There is a common misconception that if you are abused, then your parents and/or their parents were also; and that your children and grandchildren will also end up as abusers or in abusive relationships too. The flip side of this unfounded premise is that if you are abused, you will become an abuser or enter an abusive relationship too.
While I call it a misconception, there is some truth to it. The problem is that you never know when it will prove true, and when the cycle can be broken and the generations freed from the example set.
In a black and white (which life never is!) example, I have a friend who was not raised in an abusive home, and yet found herself in an abusive marriage. Comparatively, I come from a long line of abusers. My mom was abused as a child and as a spouse. My sister and myself both ended up in abusive marriages. I pray my children will not.

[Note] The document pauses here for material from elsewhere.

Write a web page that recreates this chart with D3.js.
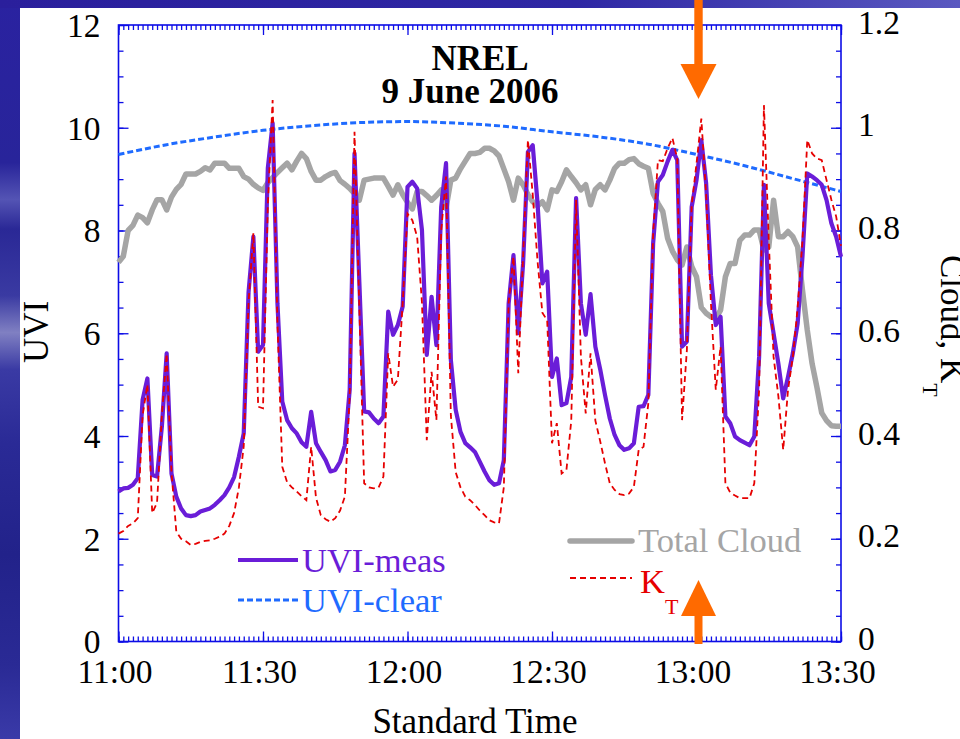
<!DOCTYPE html>
<html>
<head>
<meta charset="utf-8">
<script src="https://cdn.jsdelivr.net/npm/d3@7"></script>
<style>
body{margin:0;background:#fff;overflow:hidden;}
svg text{font-family:"Liberation Serif","Times New Roman",serif;}
</style>
</head>
<body>
<div id="chart"></div>
<script>
// one sample per minute, 11:00 .. 13:30 standard time
const uviMeas = [
 2.92,2.98,2.99,3.05,3.18,4.70,5.12,3.24,3.21,4.18,
 5.61,3.27,2.82,2.59,2.46,2.44,2.46,2.53,2.56,2.59,
 2.66,2.75,2.85,3.00,3.20,3.60,4.05,6.80,7.88,5.64,
 5.77,9.21,10.09,6.58,4.67,4.31,4.15,4.05,3.88,3.79,
 4.47,3.86,3.69,3.53,3.31,3.34,3.50,3.82,4.90,9.50,
 7.00,4.48,4.46,4.34,4.25,4.38,6.42,5.97,6.16,6.52,
 8.85,8.95,8.82,8.01,5.58,6.71,5.77,8.46,9.31,5.48,
 4.51,4.08,3.86,3.78,3.69,3.50,3.31,3.14,3.05,3.08,
 3.53,6.58,7.52,6.00,7.36,9.53,9.66,8.53,6.97,7.20,
 5.15,5.51,4.60,4.64,5.15,8.63,6.58,5.97,6.76,5.74,
 5.30,4.80,4.34,4.02,3.82,3.73,3.76,3.86,4.57,4.58,
 4.80,7.75,8.95,9.08,9.34,9.57,9.37,5.74,5.84,8.46,
 8.98,9.76,8.92,7.13,6.16,6.32,4.38,4.25,3.99,3.92,
 3.87,3.82,3.99,5.54,8.89,6.58,6.00,5.41,4.73,5.15,
 5.61,6.19,7.49,9.11,9.05,8.98,8.89,8.59,8.14,7.88,
 7.49];

const totalCloud = [
 0.738,0.75,0.80,0.81,0.83,0.825,0.815,0.84,0.86,0.86,
 0.84,0.865,0.88,0.89,0.91,0.91,0.91,0.915,0.922,0.918,
 0.931,0.931,0.931,0.921,0.921,0.921,0.905,0.90,0.89,0.883,
 0.878,0.893,0.903,0.913,0.922,0.931,0.918,0.935,0.950,0.940,
 0.915,0.898,0.898,0.905,0.91,0.913,0.897,0.89,0.882,0.872,
 0.859,0.898,0.90,0.902,0.902,0.902,0.886,0.869,0.889,0.87,
 0.855,0.842,0.876,0.876,0.868,0.859,0.868,0.879,0.843,0.898,
 0.902,0.92,0.935,0.950,0.950,0.952,0.960,0.960,0.955,0.945,
 0.92,0.895,0.859,0.902,0.889,0.87,0.856,0.848,0.856,0.840,
 0.879,0.876,0.895,0.918,0.905,0.893,0.879,0.889,0.850,0.880,
 0.889,0.879,0.898,0.921,0.931,0.931,0.938,0.940,0.93,0.925,
 0.921,0.872,0.853,0.837,0.785,0.760,0.743,0.733,0.768,0.730,
 0.710,0.650,0.639,0.632,0.629,0.645,0.710,0.736,0.736,0.781,
 0.791,0.791,0.801,0.801,0.762,0.768,0.859,0.788,0.788,0.798,
 0.788,0.768,0.684,0.606,0.541,0.495,0.445,0.43,0.42,0.419,
 0.419];

const kt = [
 0.21,0.215,0.225,0.23,0.24,0.44,0.50,0.25,0.27,0.44,
 0.56,0.33,0.214,0.20,0.195,0.188,0.19,0.194,0.196,0.197,
 0.20,0.204,0.21,0.225,0.25,0.30,0.38,0.66,0.795,0.457,
 0.454,0.85,1.054,0.62,0.34,0.31,0.30,0.292,0.283,0.275,
 0.379,0.28,0.246,0.238,0.233,0.24,0.255,0.282,0.48,0.992,
 0.65,0.308,0.30,0.298,0.30,0.321,0.561,0.496,0.51,0.658,
 0.833,0.82,0.788,0.66,0.392,0.525,0.431,0.80,0.905,0.44,
 0.33,0.30,0.282,0.275,0.266,0.255,0.246,0.236,0.232,0.23,
 0.30,0.66,0.749,0.522,0.75,0.976,0.87,0.74,0.64,0.625,
 0.386,0.425,0.327,0.334,0.43,0.86,0.554,0.444,0.561,0.43,
 0.39,0.347,0.308,0.295,0.287,0.285,0.288,0.301,0.373,0.379,
 0.464,0.795,0.937,0.935,0.96,0.98,0.94,0.431,0.567,0.85,
 0.93,1.018,0.87,0.658,0.49,0.574,0.308,0.29,0.284,0.279,
 0.279,0.279,0.308,0.49,1.044,0.782,0.554,0.477,0.373,0.49,
 0.554,0.65,0.78,0.976,0.95,0.94,0.937,0.898,0.86,0.827,
 0.77];

// clear-sky model, read every 10 minutes
const clearMinutes = [0,10,20,30,40,50,60,70,80,90,100,110,120,130,140,150];
const uviClear = [9.48,9.67,9.82,9.95,10.04,10.10,10.12,10.09,10.03,9.92,9.82,9.68,9.48,9.26,9.01,8.76];

const uviTicks = [0,2,4,6,8,10,12];
const rightTicks = [0,0.2,0.4,0.6,0.8,1,1.2];
const arrowMinute = 120; // 13:00

const margin = {left:118.5, top:25};
const width = 841 - 118.5;
const height = 641.5 - 25;
const axisColor = "#0d0de6";

let svg = d3.select("#chart").append("svg")
    .attr("width", 960)
    .attr("height", 739);

// slide background strips
let defs = svg.append("defs");
let gTop = defs.append("linearGradient").attr("id","gTop");
gTop.append("stop").attr("offset","0").attr("stop-color","#2a1f9c");
gTop.append("stop").attr("offset","0.6").attr("stop-color","#2e27a4");
gTop.append("stop").attr("offset","1").attr("stop-color","#5a58c0");
let gLeft = defs.append("linearGradient").attr("id","gLeft")
    .attr("x1",0).attr("x2",0).attr("y1",0).attr("y2",1);
[[0,"#2a22a0"],[0.22,"#28249a"],[0.27,"#5454b4"],[0.31,"#2a2896"],[0.4,"#3a3aa2"],
 [0.45,"#8080c2"],[0.5,"#3a3aa4"],[0.6,"#2a2a96"],[0.75,"#22228a"],[0.9,"#2a2a95"],[1,"#3a3aa8"]]
  .forEach(s => gLeft.append("stop").attr("offset",s[0]).attr("stop-color",s[1]));
svg.append("rect").attr("x",0).attr("y",0).attr("width",20).attr("height",739).attr("fill","url(#gLeft)");
svg.append("rect").attr("x",0).attr("y",0).attr("width",960).attr("height",8).attr("fill","url(#gTop)");

let graph = svg.append("g")
    .attr("transform", "translate(" + margin.left + "," + margin.top + ")");

const t0 = new Date(2006, 5, 9, 11, 0);
const minute = i => d3.timeMinute.offset(t0, i);

let x = d3.scaleTime().domain([t0, minute(150)]).range([0, width]);
let yL = d3.scaleLinear().domain([0, 12]).range([height, 0]);
let yR = d3.scaleLinear().domain([0, 1.2]).range([height, 0]);

// axes, ticks pointing inward
function styleAxis(g) {
    g.select(".domain").remove();
    g.selectAll("line").attr("stroke", axisColor).attr("stroke-width", 1.3);
    g.selectAll("text").attr("fill", "#000").style("font-size", "33.5px")
        .style("font-family", '"Liberation Serif","Times New Roman",serif');
}
const minorTimes = d3.timeMinute.every(1).range(t0, minute(151));
const majorTimes = d3.timeMinute.every(30).range(t0, minute(151));
const minorUvi = d3.range(0, 12.01, 0.5);

graph.append("g").attr("transform", "translate(0," + height + ")")
    .call(d3.axisBottom(x).tickValues(minorTimes).tickSize(-5).tickFormat(""))
    .call(styleAxis);
graph.append("g").attr("transform", "translate(0," + height + ")")
    .call(d3.axisBottom(x).tickValues(majorTimes).tickSize(-10).tickPadding(18)
        .tickFormat(d3.timeFormat("%H:%M")))
    .call(styleAxis)
    .selectAll("text").attr("dx", "-4");
graph.append("g")
    .call(d3.axisTop(x).tickValues(minorTimes).tickSize(-5).tickFormat(""))
    .call(styleAxis);
graph.append("g")
    .call(d3.axisTop(x).tickValues(majorTimes).tickSize(-10).tickFormat(""))
    .call(styleAxis);

graph.append("g")
    .call(d3.axisLeft(yL).tickValues(minorUvi).tickSize(-5).tickFormat(""))
    .call(styleAxis);
graph.append("g")
    .call(d3.axisLeft(yL).tickValues(uviTicks).tickSize(-10).tickPadding(18).tickFormat(d3.format("d")))
    .call(styleAxis)
    .selectAll("text").attr("dy", "0.34em");
graph.append("g").attr("transform", "translate(" + width + ",0)")
    .call(d3.axisRight(yL).tickValues(minorUvi).tickSize(-5).tickFormat(""))
    .call(styleAxis);
graph.append("g").attr("transform", "translate(" + width + ",0)")
    .call(d3.axisRight(yR).tickValues(rightTicks).tickSize(-10).tickPadding(17).tickFormat(d3.format("~g")))
    .call(styleAxis)
    .selectAll("text").attr("dy", "0.24em");

graph.append("rect")
    .attr("width", width).attr("height", height)
    .attr("fill", "none").attr("stroke", axisColor).attr("stroke-width", 1.6);

// series
let byMinute = scale => d3.line().x((d, i) => x(minute(i))).y(d => scale(d));

graph.append("path").datum(totalCloud)
    .attr("d", byMinute(yR))
    .attr("fill", "none").attr("stroke", "#a5a5a5").attr("stroke-width", 5.5)
    .attr("stroke-linejoin", "round");

graph.append("path").datum(uviClear)
    .attr("d", d3.line().curve(d3.curveMonotoneX)
        .x((d, i) => x(minute(clearMinutes[i]))).y(d => yL(d)))
    .attr("fill", "none").attr("stroke", "#1f6bff").attr("stroke-width", 3)
    .attr("stroke-dasharray", "6,3");

graph.append("path").datum(uviMeas)
    .attr("d", byMinute(yL))
    .attr("fill", "none").attr("stroke", "#6a1dd8").attr("stroke-width", 4.2)
    .attr("stroke-linejoin", "round");

graph.append("path").datum(kt)
    .attr("d", byMinute(yR))
    .attr("fill", "none").attr("stroke", "#e60000").attr("stroke-width", 1.8)
    .attr("stroke-dasharray", "6,4");

// title
svg.append("text").attr("x", 480).attr("y", 70).attr("text-anchor", "middle")
    .style("font-size", "35px").style("font-weight", "bold").text("NREL");
svg.append("text").attr("x", 470).attr("y", 103).attr("text-anchor", "middle")
    .style("font-size", "35px").style("font-weight", "bold").text("9 June 2006");

// axis titles
svg.append("text").attr("x", 475).attr("y", 733).attr("text-anchor", "middle")
    .style("font-size", "35px").text("Standard Time");
svg.append("text").attr("transform", "translate(48,332) rotate(-90)").attr("text-anchor", "middle")
    .style("font-size", "35px").text("UVI");
let rt = svg.append("text").attr("transform", "translate(941,255) rotate(90)")
    .style("font-size", "35px");
rt.append("tspan").text("Cloud, K");
rt.append("tspan").attr("dy", 18).style("font-size", "22px").text("T");

// legend
svg.append("line").attr("x1", 238).attr("x2", 298).attr("y1", 560).attr("y2", 560)
    .attr("stroke", "#6a1dd8").attr("stroke-width", 4.2);
svg.append("text").attr("x", 302).attr("y", 572).attr("fill", "#6a1dd8")
    .style("font-size", "34.5px").text("UVI-meas");
svg.append("line").attr("x1", 238).attr("x2", 298).attr("y1", 600).attr("y2", 600)
    .attr("stroke", "#1f6bff").attr("stroke-width", 3).attr("stroke-dasharray", "6,3");
svg.append("text").attr("x", 302).attr("y", 612).attr("fill", "#1f6bff")
    .style("font-size", "34.5px").text("UVI-clear");
svg.append("line").attr("x1", 570).attr("x2", 632).attr("y1", 541).attr("y2", 541)
    .attr("stroke", "#a5a5a5").attr("stroke-width", 5.5).attr("stroke-linecap", "round");
svg.append("text").attr("x", 638).attr("y", 552).attr("fill", "#a5a5a5")
    .style("font-size", "34.5px").text("Total Cloud");
svg.append("line").attr("x1", 570).attr("x2", 632).attr("y1", 578).attr("y2", 578)
    .attr("stroke", "#e60000").attr("stroke-width", 1.8).attr("stroke-dasharray", "6,4");
let kl = svg.append("text").attr("x", 640).attr("y", 593).attr("fill", "#e60000")
    .style("font-size", "34.5px");
kl.append("tspan").text("K");
kl.append("tspan").attr("dy", 21).style("font-size", "22px").text("T");

// orange arrows marking 13:00
let cx = margin.left + x(minute(arrowMinute)) + 2;
svg.append("rect").attr("x", cx - 4.2).attr("y", 0).attr("width", 8.4).attr("height", 66).attr("fill", "#ff6a00");
svg.append("polygon").attr("points", [[cx - 18, 64], [cx + 18, 64], [cx, 99]].join(" ")).attr("fill", "#ff6a00");
svg.append("polygon").attr("points", [[cx, 580], [cx - 17.5, 616], [cx + 17.5, 616]].join(" ")).attr("fill", "#ff6a00");
svg.append("rect").attr("x", cx - 4).attr("y", 615).attr("width", 8).attr("height", 29).attr("fill", "#ff6a00");
</script>
</body>
</html>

I expect my children will not. I expect my friend’s children will not. Why? Because we broke the cycle. We stopped the abuse, but more than that, we’ve educated our children on how to recognize and avoid abuse. We’ve taught them that they deserve better and they need to treat all people, especially their families, with respect. We call abuse what it is in our households: physical violence, verbal violence, emotional violence. It’s not acceptable.
We’re far from perfect. We make mistakes, our kids don’t always listen and aren’t always respectful or kind, but we are purposeful in our attempts to teach them about abuse prevention.
I pray we are successful.
Abusers are not always from abusive homes, but sometimes they are.
Victims are not always from abusive homes, but sometimes they are.
When we speak up, when we break the cycle, when we say “No More”, we give our children a hope and a future that is far better than they one they face when they grow up witnessing an abusive relationship. Abuse is harmful for children, whether they are the target of the abuse or “simply” a witness to it. It causes drastic psychological damage for a child to see one parent being abused by the other. It is inevitable, and guaranteed. Staying in an abusive marriage/relationship “for the sake of the children” is not doing the children any favors. Don’t do it. For the sake of the children, find freedom and healing by leaving.
Don’t let your children grow up in an abusive home.
Don’t play Russian Roulette with their hearts.